Benefits of providing financial education to employees
According to mental Health Foundation, 2024, a poll finds that ‘one in ten’ (10%) of UK adults feel “hopeless” about their financial circumstances, ‘more than one-third’ (34%) feel “anxious” and ‘almost three in ten’ (29%) feel “stressed”. Employees’ performances in the workplace have been correlated to employees’ state of mind. If employers can ensure that employees are okay in their financial life, not with more pay, but by ensuring they know how to handle their finances, companies will benefit more. Employees who are financially literate and who can successfully handle their finances do not agitate for an increase in salaries and or advance salary payment as reckless employees do. Corporate organisations who can provide financial education or who ensure their employees are financially literate have peace of mind and uninterrupted sessions at work.
Financial literacy is as essential to the well-being of individuals, groups and corporate organisations the same way a healthy diet, a good night’s sleep and personal and professional growth are essential. The more employees practise good financial health habits, the better the results on their wellbeing. Financially literate employees feel more confident at work and make more informed decisions. It is on record that those workers who take their financial planning very well retire to an easy life.

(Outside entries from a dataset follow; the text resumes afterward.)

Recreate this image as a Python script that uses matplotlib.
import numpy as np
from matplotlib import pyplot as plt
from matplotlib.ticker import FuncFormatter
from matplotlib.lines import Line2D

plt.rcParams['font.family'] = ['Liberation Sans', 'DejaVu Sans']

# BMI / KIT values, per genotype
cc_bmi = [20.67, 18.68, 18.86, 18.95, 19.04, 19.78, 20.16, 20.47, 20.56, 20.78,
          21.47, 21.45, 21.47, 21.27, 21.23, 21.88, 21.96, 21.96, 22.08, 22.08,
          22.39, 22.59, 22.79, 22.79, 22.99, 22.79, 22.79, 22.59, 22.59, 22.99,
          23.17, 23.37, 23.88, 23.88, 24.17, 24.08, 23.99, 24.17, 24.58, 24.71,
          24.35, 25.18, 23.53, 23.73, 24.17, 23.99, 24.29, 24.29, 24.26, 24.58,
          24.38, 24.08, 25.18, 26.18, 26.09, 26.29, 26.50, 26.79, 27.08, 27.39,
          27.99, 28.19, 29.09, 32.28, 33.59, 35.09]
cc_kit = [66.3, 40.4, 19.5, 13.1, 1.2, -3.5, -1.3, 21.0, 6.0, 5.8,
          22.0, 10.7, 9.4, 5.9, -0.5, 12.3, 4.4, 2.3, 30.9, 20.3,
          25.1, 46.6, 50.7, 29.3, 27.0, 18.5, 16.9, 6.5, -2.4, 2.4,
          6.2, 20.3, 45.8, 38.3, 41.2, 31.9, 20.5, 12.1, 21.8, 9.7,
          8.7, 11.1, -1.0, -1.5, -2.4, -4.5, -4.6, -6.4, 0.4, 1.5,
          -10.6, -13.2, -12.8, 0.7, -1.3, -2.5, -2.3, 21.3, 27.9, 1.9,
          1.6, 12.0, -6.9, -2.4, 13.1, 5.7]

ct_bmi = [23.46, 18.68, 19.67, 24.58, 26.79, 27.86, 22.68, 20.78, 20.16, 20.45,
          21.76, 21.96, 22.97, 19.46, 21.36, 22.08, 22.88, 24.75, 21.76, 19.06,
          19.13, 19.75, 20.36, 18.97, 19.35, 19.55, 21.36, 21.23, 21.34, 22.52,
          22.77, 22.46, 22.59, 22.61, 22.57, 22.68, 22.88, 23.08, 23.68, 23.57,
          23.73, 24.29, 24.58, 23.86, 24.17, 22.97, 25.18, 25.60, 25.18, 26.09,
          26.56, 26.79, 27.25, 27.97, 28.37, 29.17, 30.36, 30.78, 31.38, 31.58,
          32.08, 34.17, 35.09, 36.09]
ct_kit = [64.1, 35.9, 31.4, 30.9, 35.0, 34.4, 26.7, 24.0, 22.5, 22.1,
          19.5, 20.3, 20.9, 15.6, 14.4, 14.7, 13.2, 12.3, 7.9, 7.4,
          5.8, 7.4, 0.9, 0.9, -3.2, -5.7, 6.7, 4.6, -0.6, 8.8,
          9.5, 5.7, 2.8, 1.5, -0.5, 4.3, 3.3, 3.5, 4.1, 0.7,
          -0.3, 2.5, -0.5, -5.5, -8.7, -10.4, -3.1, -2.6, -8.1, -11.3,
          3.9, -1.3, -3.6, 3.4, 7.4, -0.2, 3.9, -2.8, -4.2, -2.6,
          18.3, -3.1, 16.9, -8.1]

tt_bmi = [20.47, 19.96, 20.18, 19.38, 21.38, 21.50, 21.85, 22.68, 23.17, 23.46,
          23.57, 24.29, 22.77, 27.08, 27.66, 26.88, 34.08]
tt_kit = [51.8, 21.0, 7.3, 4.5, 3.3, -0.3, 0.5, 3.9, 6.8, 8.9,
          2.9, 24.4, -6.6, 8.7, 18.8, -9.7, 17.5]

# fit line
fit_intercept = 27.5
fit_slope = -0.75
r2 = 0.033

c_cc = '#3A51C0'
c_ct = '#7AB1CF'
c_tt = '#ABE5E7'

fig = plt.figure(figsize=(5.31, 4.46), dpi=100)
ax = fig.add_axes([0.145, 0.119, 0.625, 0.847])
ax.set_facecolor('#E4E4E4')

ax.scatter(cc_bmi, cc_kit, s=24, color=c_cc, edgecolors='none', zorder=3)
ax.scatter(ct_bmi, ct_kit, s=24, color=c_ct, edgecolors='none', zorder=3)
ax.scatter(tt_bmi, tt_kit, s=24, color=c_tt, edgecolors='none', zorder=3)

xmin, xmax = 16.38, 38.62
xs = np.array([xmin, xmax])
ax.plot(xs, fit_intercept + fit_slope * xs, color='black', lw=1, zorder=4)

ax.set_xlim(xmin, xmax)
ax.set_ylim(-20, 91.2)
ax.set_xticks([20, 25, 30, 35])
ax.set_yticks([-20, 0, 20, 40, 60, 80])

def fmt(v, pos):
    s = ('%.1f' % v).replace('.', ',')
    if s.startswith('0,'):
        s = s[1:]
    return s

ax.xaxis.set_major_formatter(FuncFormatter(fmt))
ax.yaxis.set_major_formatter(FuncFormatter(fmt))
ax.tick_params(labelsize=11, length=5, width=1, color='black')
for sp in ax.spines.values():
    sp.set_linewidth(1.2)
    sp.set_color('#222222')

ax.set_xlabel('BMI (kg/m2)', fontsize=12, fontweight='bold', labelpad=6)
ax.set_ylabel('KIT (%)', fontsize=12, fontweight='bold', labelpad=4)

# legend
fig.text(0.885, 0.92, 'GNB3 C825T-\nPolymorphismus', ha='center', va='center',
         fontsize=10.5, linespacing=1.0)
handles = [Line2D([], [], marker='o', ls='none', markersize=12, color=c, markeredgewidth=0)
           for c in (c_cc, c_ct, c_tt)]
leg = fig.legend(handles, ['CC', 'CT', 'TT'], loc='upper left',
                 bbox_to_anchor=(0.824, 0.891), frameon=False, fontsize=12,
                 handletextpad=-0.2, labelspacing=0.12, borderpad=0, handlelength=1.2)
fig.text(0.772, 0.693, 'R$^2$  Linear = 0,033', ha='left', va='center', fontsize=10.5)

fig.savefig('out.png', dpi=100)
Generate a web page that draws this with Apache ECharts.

Having a sound financial education is the best way of mentoring one’s children about financial discipline and how to be wealthy in life. Wealth is not only made through ensuring more money is generated but also ensuring as little money as necessary is expended.
How to provide financial literacy to employees
There are corporate organisations and financial consultants that are set up and ready to provide financial education to employees. Multinational organisations usually collaborate with their management consultants to offer financial literacy education to their employees using classroom-style approach. Some organisations provide their employees with “Financial Well-Being Toolkits” which comprise financial education like financial planning, budgeting, debt management, retirement and investing. There were also occasions when two or more than two companies collaborated to offer joint financial literacy to their workers. American Express, Dow Jones and Moderna collaborated with Financial Literacy for All (FL4ALL), an American initiative, to promote financial literacy in their workplaces.
Some workers are more financially disciplined than others due to their background or experience. Some organisations do organise break-out sessions where each worker narrates his or her financial experience and how he or she is coping with his or her salary. These sessions help a lot! It is also possible to do a survey and identify workers who require financial education before deciding whether to organise on-site or off-site financial literacy classes for workers.